THE DATA ->
::::::::::

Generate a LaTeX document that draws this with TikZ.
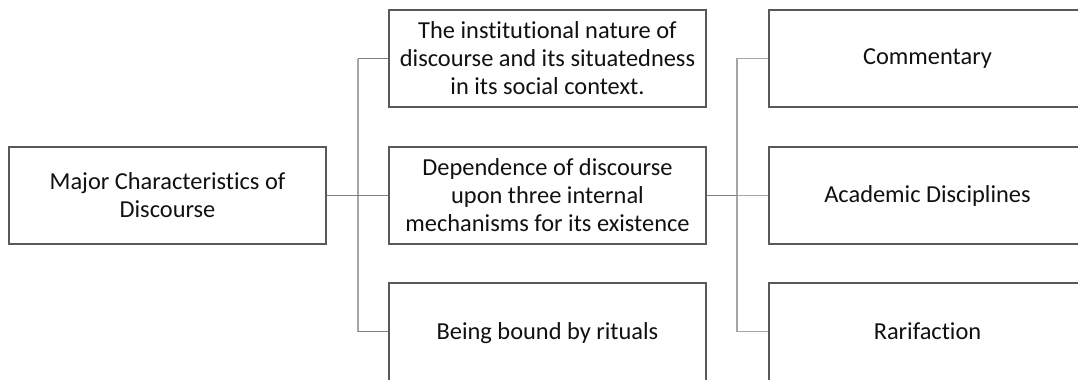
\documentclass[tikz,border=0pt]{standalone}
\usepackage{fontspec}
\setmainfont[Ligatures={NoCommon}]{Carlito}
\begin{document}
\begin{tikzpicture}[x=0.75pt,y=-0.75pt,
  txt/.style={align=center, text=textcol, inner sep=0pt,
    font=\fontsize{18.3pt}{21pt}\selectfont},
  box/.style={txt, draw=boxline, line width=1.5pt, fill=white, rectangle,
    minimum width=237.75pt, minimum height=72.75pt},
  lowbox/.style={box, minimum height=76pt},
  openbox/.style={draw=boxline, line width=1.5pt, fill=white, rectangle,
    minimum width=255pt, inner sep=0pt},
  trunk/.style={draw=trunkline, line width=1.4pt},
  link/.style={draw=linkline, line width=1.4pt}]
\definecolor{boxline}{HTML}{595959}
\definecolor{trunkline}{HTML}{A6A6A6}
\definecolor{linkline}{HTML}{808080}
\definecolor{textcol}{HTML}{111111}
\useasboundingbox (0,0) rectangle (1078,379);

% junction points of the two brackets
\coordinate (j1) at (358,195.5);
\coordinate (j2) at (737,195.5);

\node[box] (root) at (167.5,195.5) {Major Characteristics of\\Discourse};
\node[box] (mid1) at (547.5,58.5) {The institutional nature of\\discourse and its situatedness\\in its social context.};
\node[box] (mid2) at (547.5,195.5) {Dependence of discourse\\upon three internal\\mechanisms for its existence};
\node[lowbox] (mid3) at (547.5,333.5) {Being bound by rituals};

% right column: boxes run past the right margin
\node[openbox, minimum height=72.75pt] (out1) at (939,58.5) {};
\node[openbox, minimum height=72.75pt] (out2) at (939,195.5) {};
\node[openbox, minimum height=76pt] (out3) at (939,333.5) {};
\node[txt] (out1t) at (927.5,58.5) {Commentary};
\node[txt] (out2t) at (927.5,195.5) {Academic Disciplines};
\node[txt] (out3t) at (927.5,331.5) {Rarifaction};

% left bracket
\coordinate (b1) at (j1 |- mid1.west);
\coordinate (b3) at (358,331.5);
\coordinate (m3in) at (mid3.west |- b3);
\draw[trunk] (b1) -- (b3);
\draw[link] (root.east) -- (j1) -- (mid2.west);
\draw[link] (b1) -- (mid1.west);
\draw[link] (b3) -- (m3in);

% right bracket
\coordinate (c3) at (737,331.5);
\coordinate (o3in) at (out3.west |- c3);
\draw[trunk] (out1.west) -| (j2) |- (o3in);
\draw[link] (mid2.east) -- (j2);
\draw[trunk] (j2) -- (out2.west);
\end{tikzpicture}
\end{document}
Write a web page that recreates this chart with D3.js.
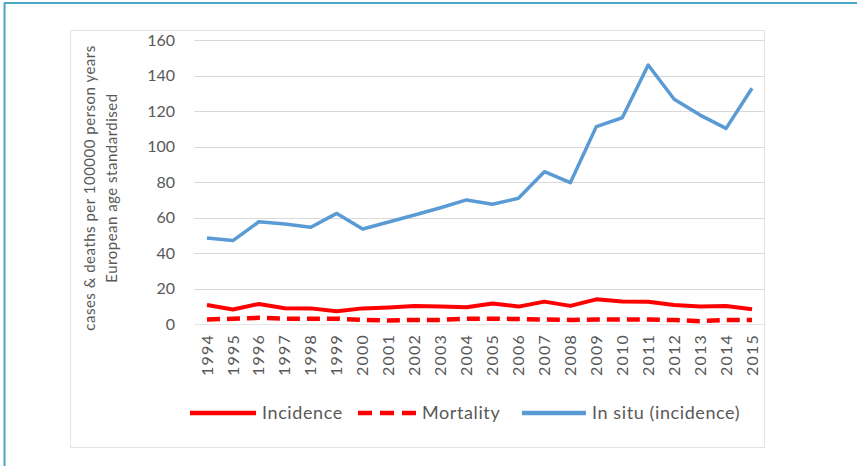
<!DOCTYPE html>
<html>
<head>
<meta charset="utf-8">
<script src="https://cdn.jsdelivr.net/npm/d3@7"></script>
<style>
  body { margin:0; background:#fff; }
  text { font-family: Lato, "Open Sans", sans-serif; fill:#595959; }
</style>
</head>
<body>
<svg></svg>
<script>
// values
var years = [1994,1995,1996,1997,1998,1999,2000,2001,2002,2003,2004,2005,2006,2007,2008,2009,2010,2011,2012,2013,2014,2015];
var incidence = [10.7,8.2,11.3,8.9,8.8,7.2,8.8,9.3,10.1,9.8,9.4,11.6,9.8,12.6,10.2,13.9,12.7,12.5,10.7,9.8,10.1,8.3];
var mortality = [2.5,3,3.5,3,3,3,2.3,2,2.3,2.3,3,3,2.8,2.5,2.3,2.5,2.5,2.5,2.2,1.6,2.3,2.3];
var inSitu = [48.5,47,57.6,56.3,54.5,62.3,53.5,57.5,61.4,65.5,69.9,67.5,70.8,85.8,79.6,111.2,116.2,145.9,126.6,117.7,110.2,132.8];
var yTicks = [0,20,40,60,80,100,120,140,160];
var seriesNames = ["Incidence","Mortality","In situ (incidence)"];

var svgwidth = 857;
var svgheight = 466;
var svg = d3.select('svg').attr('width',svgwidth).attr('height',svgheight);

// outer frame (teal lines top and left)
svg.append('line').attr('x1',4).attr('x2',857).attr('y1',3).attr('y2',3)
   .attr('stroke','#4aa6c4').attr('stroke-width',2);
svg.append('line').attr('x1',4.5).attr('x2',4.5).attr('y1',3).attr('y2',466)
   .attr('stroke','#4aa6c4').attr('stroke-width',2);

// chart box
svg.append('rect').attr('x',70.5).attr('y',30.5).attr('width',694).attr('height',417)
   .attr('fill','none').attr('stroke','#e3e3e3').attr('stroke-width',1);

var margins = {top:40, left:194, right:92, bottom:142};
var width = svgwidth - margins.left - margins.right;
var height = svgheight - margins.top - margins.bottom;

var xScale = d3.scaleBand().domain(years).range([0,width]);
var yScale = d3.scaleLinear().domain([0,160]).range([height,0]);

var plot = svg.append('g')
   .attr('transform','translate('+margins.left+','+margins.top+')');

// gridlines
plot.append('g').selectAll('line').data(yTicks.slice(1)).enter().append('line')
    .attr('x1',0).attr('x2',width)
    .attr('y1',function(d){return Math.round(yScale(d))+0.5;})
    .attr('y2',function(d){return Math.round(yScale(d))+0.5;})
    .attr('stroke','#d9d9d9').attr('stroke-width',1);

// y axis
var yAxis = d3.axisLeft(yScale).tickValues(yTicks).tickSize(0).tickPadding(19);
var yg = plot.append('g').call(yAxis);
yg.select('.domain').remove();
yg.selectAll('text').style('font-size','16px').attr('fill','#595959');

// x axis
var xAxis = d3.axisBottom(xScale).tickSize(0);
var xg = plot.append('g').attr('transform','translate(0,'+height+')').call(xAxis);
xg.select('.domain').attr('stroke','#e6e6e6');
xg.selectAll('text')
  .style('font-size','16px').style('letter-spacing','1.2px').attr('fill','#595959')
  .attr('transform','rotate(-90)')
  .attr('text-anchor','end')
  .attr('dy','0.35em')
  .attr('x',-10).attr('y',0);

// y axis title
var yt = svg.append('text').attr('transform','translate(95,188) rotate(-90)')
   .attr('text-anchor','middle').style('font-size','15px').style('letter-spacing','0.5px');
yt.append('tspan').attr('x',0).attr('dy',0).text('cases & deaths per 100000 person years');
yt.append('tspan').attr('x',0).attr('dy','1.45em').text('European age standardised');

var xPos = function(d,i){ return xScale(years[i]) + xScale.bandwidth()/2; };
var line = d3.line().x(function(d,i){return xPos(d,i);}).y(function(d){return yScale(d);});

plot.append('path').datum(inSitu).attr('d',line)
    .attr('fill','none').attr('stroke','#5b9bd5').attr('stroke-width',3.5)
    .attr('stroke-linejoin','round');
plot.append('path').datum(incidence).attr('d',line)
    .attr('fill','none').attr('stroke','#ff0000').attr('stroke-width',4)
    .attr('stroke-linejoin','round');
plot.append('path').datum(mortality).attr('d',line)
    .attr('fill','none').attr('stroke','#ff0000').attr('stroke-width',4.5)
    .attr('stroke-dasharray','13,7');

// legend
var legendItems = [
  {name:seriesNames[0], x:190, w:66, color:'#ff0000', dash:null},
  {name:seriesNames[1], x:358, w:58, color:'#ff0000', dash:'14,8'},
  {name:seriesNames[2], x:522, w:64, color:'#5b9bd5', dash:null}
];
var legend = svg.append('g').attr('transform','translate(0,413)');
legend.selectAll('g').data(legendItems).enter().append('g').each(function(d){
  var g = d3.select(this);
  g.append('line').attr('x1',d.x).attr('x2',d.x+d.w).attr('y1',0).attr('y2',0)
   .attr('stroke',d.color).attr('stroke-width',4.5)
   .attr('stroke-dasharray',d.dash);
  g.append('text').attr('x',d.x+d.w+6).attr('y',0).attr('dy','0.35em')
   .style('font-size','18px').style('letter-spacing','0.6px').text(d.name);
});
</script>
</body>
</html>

::::::::::

THE EXERCISE -> Take the listing above and restate it word for word, without its pictures.

FULL ANSWER ->
Generate a LaTeX document that draws this with TikZ.
\documentclass[tikz,border=0pt]{standalone}
\usepackage{fontspec}
\setmainfont[Ligatures={NoCommon}]{Carlito}
\begin{document}
\begin{tikzpicture}[x=0.75pt,y=-0.75pt,
  txt/.style={align=center, text=textcol, inner sep=0pt,
    font=\fontsize{18.3pt}{21pt}\selectfont},
  box/.style={txt, draw=boxline, line width=1.5pt, fill=white, rectangle,
    minimum width=237.75pt, minimum height=72.75pt},
  lowbox/.style={box, minimum height=76pt},
  openbox/.style={draw=boxline, line width=1.5pt, fill=white, rectangle,
    minimum width=255pt, inner sep=0pt},
  trunk/.style={draw=trunkline, line width=1.4pt},
  link/.style={draw=linkline, line width=1.4pt}]
\definecolor{boxline}{HTML}{595959}
\definecolor{trunkline}{HTML}{A6A6A6}
\definecolor{linkline}{HTML}{808080}
\definecolor{textcol}{HTML}{111111}
\useasboundingbox (0,0) rectangle (1078,379);

% junction points of the two brackets
\coordinate (j1) at (358,195.5);
\coordinate (j2) at (737,195.5);

\node[box] (root) at (167.5,195.5) {Major Characteristics of\\Discourse};
\node[box] (mid1) at (547.5,58.5) {The institutional nature of\\discourse and its situatedness\\in its social context.};
\node[box] (mid2) at (547.5,195.5) {Dependence of discourse\\upon three internal\\mechanisms for its existence};
\node[lowbox] (mid3) at (547.5,333.5) {Being bound by rituals};

% right column: boxes run past the right margin
\node[openbox, minimum height=72.75pt] (out1) at (939,58.5) {};
\node[openbox, minimum height=72.75pt] (out2) at (939,195.5) {};
\node[openbox, minimum height=76pt] (out3) at (939,333.5) {};
\node[txt] (out1t) at (927.5,58.5) {Commentary};
\node[txt] (out2t) at (927.5,195.5) {Academic Disciplines};
\node[txt] (out3t) at (927.5,331.5) {Rarifaction};

% left bracket
\coordinate (b1) at (j1 |- mid1.west);
\coordinate (b3) at (358,331.5);
\coordinate (m3in) at (mid3.west |- b3);
\draw[trunk] (b1) -- (b3);
\draw[link] (root.east) -- (j1) -- (mid2.west);
\draw[link] (b1) -- (mid1.west);
\draw[link] (b3) -- (m3in);

% right bracket
\coordinate (c3) at (737,331.5);
\coordinate (o3in) at (out3.west |- c3);
\draw[trunk] (out1.west) -| (j2) |- (o3in);
\draw[link] (mid2.east) -- (j2);
\draw[trunk] (j2) -- (out2.west);
\end{tikzpicture}
\end{document}
Write a web page that recreates this chart with D3.js.
<!DOCTYPE html>
<html>
<head>
<meta charset="utf-8">
<script src="https://cdn.jsdelivr.net/npm/d3@7"></script>
<style>
  body { margin:0; background:#fff; }
  text { font-family: Lato, "Open Sans", sans-serif; fill:#595959; }
</style>
</head>
<body>
<svg></svg>
<script>
// values
var years = [1994,1995,1996,1997,1998,1999,2000,2001,2002,2003,2004,2005,2006,2007,2008,2009,2010,2011,2012,2013,2014,2015];
var incidence = [10.7,8.2,11.3,8.9,8.8,7.2,8.8,9.3,10.1,9.8,9.4,11.6,9.8,12.6,10.2,13.9,12.7,12.5,10.7,9.8,10.1,8.3];
var mortality = [2.5,3,3.5,3,3,3,2.3,2,2.3,2.3,3,3,2.8,2.5,2.3,2.5,2.5,2.5,2.2,1.6,2.3,2.3];
var inSitu = [48.5,47,57.6,56.3,54.5,62.3,53.5,57.5,61.4,65.5,69.9,67.5,70.8,85.8,79.6,111.2,116.2,145.9,126.6,117.7,110.2,132.8];
var yTicks = [0,20,40,60,80,100,120,140,160];
var seriesNames = ["Incidence","Mortality","In situ (incidence)"];

var svgwidth = 857;
var svgheight = 466;
var svg = d3.select('svg').attr('width',svgwidth).attr('height',svgheight);

// outer frame (teal lines top and left)
svg.append('line').attr('x1',4).attr('x2',857).attr('y1',3).attr('y2',3)
   .attr('stroke','#4aa6c4').attr('stroke-width',2);
svg.append('line').attr('x1',4.5).attr('x2',4.5).attr('y1',3).attr('y2',466)
   .attr('stroke','#4aa6c4').attr('stroke-width',2);

// chart box
svg.append('rect').attr('x',70.5).attr('y',30.5).attr('width',694).attr('height',417)
   .attr('fill','none').attr('stroke','#e3e3e3').attr('stroke-width',1);

var margins = {top:40, left:194, right:92, bottom:142};
var width = svgwidth - margins.left - margins.right;
var height = svgheight - margins.top - margins.bottom;

var xScale = d3.scaleBand().domain(years).range([0,width]);
var yScale = d3.scaleLinear().domain([0,160]).range([height,0]);

var plot = svg.append('g')
   .attr('transform','translate('+margins.left+','+margins.top+')');

// gridlines
plot.append('g').selectAll('line').data(yTicks.slice(1)).enter().append('line')
    .attr('x1',0).attr('x2',width)
    .attr('y1',function(d){return Math.round(yScale(d))+0.5;})
    .attr('y2',function(d){return Math.round(yScale(d))+0.5;})
    .attr('stroke','#d9d9d9').attr('stroke-width',1);

// y axis
var yAxis = d3.axisLeft(yScale).tickValues(yTicks).tickSize(0).tickPadding(19);
var yg = plot.append('g').call(yAxis);
yg.select('.domain').remove();
yg.selectAll('text').style('font-size','16px').attr('fill','#595959');

// x axis
var xAxis = d3.axisBottom(xScale).tickSize(0);
var xg = plot.append('g').attr('transform','translate(0,'+height+')').call(xAxis);
xg.select('.domain').attr('stroke','#e6e6e6');
xg.selectAll('text')
  .style('font-size','16px').style('letter-spacing','1.2px').attr('fill','#595959')
  .attr('transform','rotate(-90)')
  .attr('text-anchor','end')
  .attr('dy','0.35em')
  .attr('x',-10).attr('y',0);

// y axis title
var yt = svg.append('text').attr('transform','translate(95,188) rotate(-90)')
   .attr('text-anchor','middle').style('font-size','15px').style('letter-spacing','0.5px');
yt.append('tspan').attr('x',0).attr('dy',0).text('cases & deaths per 100000 person years');
yt.append('tspan').attr('x',0).attr('dy','1.45em').text('European age standardised');

var xPos = function(d,i){ return xScale(years[i]) + xScale.bandwidth()/2; };
var line = d3.line().x(function(d,i){return xPos(d,i);}).y(function(d){return yScale(d);});

plot.append('path').datum(inSitu).attr('d',line)
    .attr('fill','none').attr('stroke','#5b9bd5').attr('stroke-width',3.5)
    .attr('stroke-linejoin','round');
plot.append('path').datum(incidence).attr('d',line)
    .attr('fill','none').attr('stroke','#ff0000').attr('stroke-width',4)
    .attr('stroke-linejoin','round');
plot.append('path').datum(mortality).attr('d',line)
    .attr('fill','none').attr('stroke','#ff0000').attr('stroke-width',4.5)
    .attr('stroke-dasharray','13,7');

// legend
var legendItems = [
  {name:seriesNames[0], x:190, w:66, color:'#ff0000', dash:null},
  {name:seriesNames[1], x:358, w:58, color:'#ff0000', dash:'14,8'},
  {name:seriesNames[2], x:522, w:64, color:'#5b9bd5', dash:null}
];
var legend = svg.append('g').attr('transform','translate(0,413)');
legend.selectAll('g').data(legendItems).enter().append('g').each(function(d){
  var g = d3.select(this);
  g.append('line').attr('x1',d.x).attr('x2',d.x+d.w).attr('y1',0).attr('y2',0)
   .attr('stroke',d.color).attr('stroke-width',4.5)
   .attr('stroke-dasharray',d.dash);
  g.append('text').attr('x',d.x+d.w+6).attr('y',0).attr('dy','0.35em')
   .style('font-size','18px').style('letter-spacing','0.6px').text(d.name);
});
</script>
</body>
</html>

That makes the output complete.